Wilbur’s most recent deployment is the focus of a new exhibit currently on display at the National Museum of the United States Navy, located at the Washington Navy Yard. The five-painting exhibit showcases members of Mobile Diving and Salvage Unit (MDSU) 1, who were conducting underwater searches for World War II submarines during the summer of 2014. MDSU-1 was operating from the rescue and salvage ship USNS Safeguard (T-ARS-50) off the coast of Japan.
“It was my first dive expedition. I was watching the various divers, and they are very motivated and love what they do. The equipment and its variety of colors of hoses and gear are visual feasts for an artist,” Wilbur said.
Since photography has existed only since 1826, the visual record of the U.S. Navy and its ships and members for its first 100 years or so is in the form of drawings, paintings, models, and art. The U.S. Navy possesses more than 20,000 artworks, dating back to 1540—a painting of the construction of a Dutch ship. It was part of a collection gifted to the NHHC by the Naval Historical Foundation.
Wilbur got noticed as the art director for Naval Aviation News magazine in 1996. On occasion, his oil paintings were used in the magazine. Some of those paintings were added to the Navy Art Gallery’s collection and drew the attention of Munro. She was already familiar with another combat artist named Wilbur—Capain Edward T. Wilbur—a Navy pilot and Morgan’s father.
Munro asked if the younger Wilbur minded being sent to ships at sea or to shore units for the Combat Art Program. Wilbur jumped at the opportunity. He had joined the Naval Air Reserve out of high school, flew on board P-3 Orion aircraft as part of Patrol Squadron 68, and retired as an aviation antisubmarine warfare operator first class.
According to Wilbur, getting the chance to witness the events he photographs and sketches makes his paintings better. “I knew years ago that if I could get to a place and see what’s going on, I would be able to recall that memory for years to come.”
As a licensed civilian private pilot, he has been inspired by cloud formations, and as a naval air crewman, he witnessed the vivid colors and dynamic movement of the ocean. As a combat artist, Wilbur was under way on board an aircraft carrier in the western Pacific and on a destroyer transiting to Guam.
Wilbur has been in high demand since being hired. He’s been to Iraq several times, where he observed Navy medical teams; has flown with a Marine C-130 crew; and, during one trip, visited an Army civil affairs unit. “Seeing a U.S. Navy sailor in an Army uniform with only his crow to distinguish him being in the Navy was wild. I did a painting of him for our collection,” Wilbur said. Later, while on a trip to Afghanistan, he documented Seabees constructing a combat outpost.

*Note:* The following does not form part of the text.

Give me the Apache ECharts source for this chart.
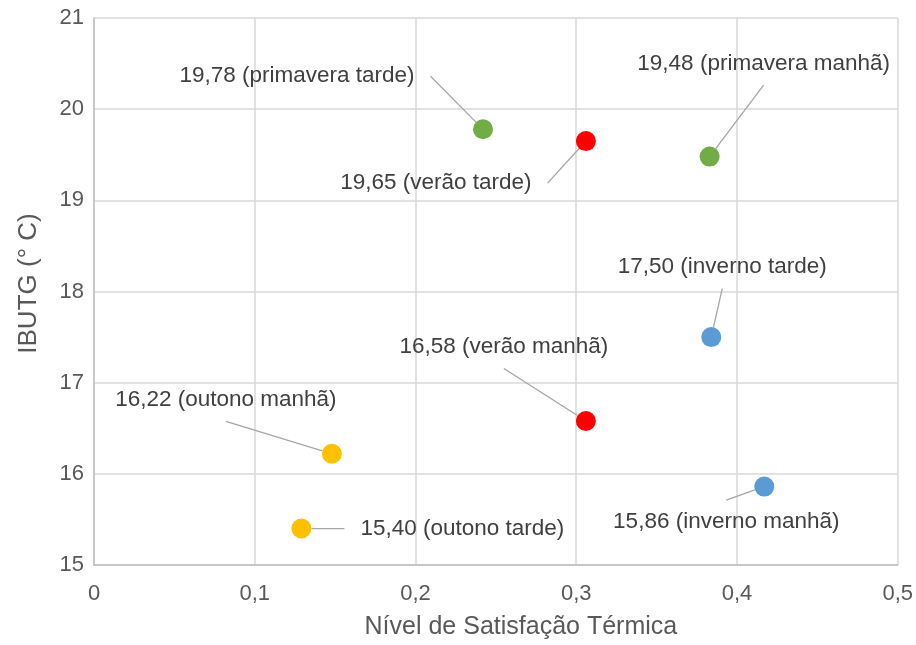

Munro generally makes contact with the public-affairs officers on ships or shore to get an invitation for an artist ride-along. “We are always looking for artist opportunities,” Munro said. “We survey the collection for need, which community we haven’t documented recently that we need to refresh.” Her branch includes funding each year for either one major deployment or two minor ones. Occasionally, a command will reach out to have an artist document an event, such as the rebalance of the U.S. Navy fleet to the Pacific.
“The best thing is what I get to do here for the Navy,” Wilbur said. “On every trip, I tell people I’m a Navy artist and I’m here to tell their stories, and they’re surprised the Navy does this. I think it’s great for our sailors to know the Navy wants to document what they do for history.”